» **The exercise**:
Reproduce each line from the first in the data through the line that contains "row_ids = [str(i)" exactly; give nothing else.

» **Material**:
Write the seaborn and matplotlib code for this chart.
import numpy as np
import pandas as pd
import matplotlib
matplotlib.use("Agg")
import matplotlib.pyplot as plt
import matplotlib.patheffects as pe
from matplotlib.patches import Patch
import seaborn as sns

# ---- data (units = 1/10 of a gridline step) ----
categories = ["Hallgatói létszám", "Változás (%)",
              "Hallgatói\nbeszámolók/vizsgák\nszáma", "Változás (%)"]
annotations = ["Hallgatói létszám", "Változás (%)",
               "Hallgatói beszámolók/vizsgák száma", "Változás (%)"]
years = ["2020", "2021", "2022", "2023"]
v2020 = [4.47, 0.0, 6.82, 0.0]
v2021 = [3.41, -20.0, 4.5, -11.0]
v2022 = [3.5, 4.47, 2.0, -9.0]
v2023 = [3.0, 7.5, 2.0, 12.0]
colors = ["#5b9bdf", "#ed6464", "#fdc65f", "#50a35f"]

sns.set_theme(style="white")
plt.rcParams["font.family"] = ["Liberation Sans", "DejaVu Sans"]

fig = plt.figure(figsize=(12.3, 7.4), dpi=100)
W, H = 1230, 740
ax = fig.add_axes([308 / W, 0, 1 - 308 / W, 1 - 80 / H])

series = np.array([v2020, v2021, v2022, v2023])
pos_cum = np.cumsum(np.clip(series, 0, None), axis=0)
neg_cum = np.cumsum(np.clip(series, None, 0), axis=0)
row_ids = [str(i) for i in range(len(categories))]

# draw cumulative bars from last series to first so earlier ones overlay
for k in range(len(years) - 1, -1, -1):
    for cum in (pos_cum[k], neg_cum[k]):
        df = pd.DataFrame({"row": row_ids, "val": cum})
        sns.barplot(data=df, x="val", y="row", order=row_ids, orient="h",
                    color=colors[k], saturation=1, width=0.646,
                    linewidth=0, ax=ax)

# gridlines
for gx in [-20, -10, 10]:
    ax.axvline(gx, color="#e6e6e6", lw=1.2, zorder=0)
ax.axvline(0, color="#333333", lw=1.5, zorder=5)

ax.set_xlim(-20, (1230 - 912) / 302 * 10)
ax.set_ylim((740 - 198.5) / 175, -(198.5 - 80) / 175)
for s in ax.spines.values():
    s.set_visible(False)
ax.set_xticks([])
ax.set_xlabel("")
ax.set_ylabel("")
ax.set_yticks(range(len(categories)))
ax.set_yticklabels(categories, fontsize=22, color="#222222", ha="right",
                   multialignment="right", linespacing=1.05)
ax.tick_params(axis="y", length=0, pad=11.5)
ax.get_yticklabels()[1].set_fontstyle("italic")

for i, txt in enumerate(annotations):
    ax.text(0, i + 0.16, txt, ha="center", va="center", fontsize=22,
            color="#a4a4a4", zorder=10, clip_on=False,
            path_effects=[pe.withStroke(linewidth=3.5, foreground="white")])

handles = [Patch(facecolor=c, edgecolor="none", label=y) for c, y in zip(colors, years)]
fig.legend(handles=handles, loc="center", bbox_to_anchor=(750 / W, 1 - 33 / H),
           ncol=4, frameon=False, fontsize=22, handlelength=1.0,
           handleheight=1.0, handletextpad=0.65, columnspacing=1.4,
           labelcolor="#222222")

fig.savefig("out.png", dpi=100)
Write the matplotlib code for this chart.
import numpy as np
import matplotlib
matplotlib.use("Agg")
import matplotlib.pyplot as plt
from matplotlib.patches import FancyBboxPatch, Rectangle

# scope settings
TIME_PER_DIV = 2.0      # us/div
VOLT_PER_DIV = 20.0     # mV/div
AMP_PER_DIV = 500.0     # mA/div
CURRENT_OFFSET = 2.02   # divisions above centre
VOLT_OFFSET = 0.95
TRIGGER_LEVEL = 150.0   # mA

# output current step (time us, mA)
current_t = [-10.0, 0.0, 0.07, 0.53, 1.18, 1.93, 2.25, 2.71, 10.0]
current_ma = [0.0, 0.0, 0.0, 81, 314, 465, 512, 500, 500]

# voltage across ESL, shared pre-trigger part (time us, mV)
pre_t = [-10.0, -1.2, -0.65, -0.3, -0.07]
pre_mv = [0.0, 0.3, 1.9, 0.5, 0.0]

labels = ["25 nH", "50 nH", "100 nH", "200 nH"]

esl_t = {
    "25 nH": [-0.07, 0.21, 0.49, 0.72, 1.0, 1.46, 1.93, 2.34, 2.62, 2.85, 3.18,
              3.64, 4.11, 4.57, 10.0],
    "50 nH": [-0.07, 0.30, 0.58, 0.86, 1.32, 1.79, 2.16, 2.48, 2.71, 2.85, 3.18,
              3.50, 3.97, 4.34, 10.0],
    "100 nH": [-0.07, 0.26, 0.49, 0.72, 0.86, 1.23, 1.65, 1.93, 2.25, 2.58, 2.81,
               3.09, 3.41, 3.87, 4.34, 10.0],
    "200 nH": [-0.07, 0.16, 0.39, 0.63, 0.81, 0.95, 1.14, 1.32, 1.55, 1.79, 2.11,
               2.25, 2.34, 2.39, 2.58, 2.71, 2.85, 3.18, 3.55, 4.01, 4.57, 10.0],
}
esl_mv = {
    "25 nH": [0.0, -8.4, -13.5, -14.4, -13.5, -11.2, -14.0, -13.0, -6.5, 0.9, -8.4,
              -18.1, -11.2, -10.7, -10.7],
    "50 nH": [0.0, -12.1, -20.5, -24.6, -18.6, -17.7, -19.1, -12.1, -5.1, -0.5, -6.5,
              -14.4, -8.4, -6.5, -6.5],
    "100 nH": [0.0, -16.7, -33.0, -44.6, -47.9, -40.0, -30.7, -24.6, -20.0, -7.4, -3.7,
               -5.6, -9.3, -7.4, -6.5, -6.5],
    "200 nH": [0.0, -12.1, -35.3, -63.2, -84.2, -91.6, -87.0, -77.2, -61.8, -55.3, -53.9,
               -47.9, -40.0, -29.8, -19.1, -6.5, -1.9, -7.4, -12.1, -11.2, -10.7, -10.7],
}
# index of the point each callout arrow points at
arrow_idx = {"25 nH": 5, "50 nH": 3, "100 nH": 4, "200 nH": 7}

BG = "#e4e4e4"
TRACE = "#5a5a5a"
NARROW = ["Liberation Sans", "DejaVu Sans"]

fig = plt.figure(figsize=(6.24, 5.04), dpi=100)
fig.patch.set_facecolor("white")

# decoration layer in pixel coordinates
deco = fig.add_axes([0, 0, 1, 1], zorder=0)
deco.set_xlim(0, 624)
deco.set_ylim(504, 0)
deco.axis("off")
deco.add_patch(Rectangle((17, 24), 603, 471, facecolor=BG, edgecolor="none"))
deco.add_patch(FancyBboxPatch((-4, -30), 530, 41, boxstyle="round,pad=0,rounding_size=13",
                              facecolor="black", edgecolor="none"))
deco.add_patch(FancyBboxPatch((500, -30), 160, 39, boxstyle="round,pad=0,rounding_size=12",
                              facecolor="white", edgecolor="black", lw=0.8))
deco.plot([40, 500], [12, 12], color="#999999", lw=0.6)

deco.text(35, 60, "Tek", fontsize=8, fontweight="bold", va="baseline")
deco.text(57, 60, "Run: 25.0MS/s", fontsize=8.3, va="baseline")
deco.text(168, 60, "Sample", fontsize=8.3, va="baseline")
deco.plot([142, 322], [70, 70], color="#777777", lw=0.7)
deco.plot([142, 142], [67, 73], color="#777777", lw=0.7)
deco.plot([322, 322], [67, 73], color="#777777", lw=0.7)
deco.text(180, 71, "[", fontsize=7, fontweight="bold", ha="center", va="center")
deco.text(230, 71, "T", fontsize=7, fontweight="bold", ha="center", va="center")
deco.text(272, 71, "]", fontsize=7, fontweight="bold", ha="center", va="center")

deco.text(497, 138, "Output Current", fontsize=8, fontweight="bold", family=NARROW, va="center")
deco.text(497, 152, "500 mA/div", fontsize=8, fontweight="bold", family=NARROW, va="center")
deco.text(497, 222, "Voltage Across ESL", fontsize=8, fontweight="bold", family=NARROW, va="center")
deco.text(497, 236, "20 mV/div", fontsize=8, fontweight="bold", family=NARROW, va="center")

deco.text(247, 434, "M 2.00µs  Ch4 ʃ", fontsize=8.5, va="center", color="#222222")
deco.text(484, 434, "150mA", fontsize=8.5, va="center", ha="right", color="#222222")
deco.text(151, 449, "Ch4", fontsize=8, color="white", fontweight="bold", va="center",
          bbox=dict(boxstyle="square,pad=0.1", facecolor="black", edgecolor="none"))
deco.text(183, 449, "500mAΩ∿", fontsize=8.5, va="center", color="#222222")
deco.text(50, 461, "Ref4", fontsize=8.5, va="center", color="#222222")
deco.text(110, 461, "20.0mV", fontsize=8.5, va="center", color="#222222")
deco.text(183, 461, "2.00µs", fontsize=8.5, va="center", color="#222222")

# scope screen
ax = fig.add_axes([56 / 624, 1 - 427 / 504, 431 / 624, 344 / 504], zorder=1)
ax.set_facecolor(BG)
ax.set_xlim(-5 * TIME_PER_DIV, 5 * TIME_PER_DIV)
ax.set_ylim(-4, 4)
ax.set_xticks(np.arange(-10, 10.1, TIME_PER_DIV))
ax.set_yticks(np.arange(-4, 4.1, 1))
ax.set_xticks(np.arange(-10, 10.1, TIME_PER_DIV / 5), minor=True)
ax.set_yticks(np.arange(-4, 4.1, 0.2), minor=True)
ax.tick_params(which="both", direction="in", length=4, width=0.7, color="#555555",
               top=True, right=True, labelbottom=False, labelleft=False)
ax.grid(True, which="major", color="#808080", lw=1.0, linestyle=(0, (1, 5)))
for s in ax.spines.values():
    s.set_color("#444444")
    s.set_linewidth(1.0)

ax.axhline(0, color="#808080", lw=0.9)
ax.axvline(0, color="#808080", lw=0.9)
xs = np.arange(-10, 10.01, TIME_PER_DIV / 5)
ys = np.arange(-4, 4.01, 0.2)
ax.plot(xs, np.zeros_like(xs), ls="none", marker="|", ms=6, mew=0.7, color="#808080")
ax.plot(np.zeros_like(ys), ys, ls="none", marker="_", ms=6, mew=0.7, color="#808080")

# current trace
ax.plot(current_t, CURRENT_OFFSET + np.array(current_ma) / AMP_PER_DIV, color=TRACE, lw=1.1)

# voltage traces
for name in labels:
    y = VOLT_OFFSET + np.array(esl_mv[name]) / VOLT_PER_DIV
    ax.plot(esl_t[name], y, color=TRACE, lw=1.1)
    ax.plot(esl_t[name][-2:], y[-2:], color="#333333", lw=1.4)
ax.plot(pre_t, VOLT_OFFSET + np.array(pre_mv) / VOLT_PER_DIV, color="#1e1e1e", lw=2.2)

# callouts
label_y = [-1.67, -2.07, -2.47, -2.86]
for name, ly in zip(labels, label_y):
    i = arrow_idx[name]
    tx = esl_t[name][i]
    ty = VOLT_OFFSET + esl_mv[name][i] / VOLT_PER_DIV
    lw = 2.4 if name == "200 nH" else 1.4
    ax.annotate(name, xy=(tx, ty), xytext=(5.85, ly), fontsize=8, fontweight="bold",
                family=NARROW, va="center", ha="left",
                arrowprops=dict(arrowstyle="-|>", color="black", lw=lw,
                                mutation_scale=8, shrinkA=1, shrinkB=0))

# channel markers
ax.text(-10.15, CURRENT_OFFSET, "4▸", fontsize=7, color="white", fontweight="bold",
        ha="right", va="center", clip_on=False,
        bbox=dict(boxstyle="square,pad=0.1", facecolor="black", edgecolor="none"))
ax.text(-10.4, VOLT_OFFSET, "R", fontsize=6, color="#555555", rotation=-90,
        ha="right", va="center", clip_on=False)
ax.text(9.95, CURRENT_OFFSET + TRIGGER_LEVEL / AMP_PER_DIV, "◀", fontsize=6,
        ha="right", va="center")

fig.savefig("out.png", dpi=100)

» **Task result**:
Write the seaborn and matplotlib code for this chart.
import numpy as np
import pandas as pd
import matplotlib
matplotlib.use("Agg")
import matplotlib.pyplot as plt
import matplotlib.patheffects as pe
from matplotlib.patches import Patch
import seaborn as sns

# ---- data (units = 1/10 of a gridline step) ----
categories = ["Hallgatói létszám", "Változás (%)",
              "Hallgatói\nbeszámolók/vizsgák\nszáma", "Változás (%)"]
annotations = ["Hallgatói létszám", "Változás (%)",
               "Hallgatói beszámolók/vizsgák száma", "Változás (%)"]
years = ["2020", "2021", "2022", "2023"]
v2020 = [4.47, 0.0, 6.82, 0.0]
v2021 = [3.41, -20.0, 4.5, -11.0]
v2022 = [3.5, 4.47, 2.0, -9.0]
v2023 = [3.0, 7.5, 2.0, 12.0]
colors = ["#5b9bdf", "#ed6464", "#fdc65f", "#50a35f"]

sns.set_theme(style="white")
plt.rcParams["font.family"] = ["Liberation Sans", "DejaVu Sans"]

fig = plt.figure(figsize=(12.3, 7.4), dpi=100)
W, H = 1230, 740
ax = fig.add_axes([308 / W, 0, 1 - 308 / W, 1 - 80 / H])

series = np.array([v2020, v2021, v2022, v2023])
pos_cum = np.cumsum(np.clip(series, 0, None), axis=0)
neg_cum = np.cumsum(np.clip(series, None, 0), axis=0)
row_ids = [str(i) for i in range(len(categories))]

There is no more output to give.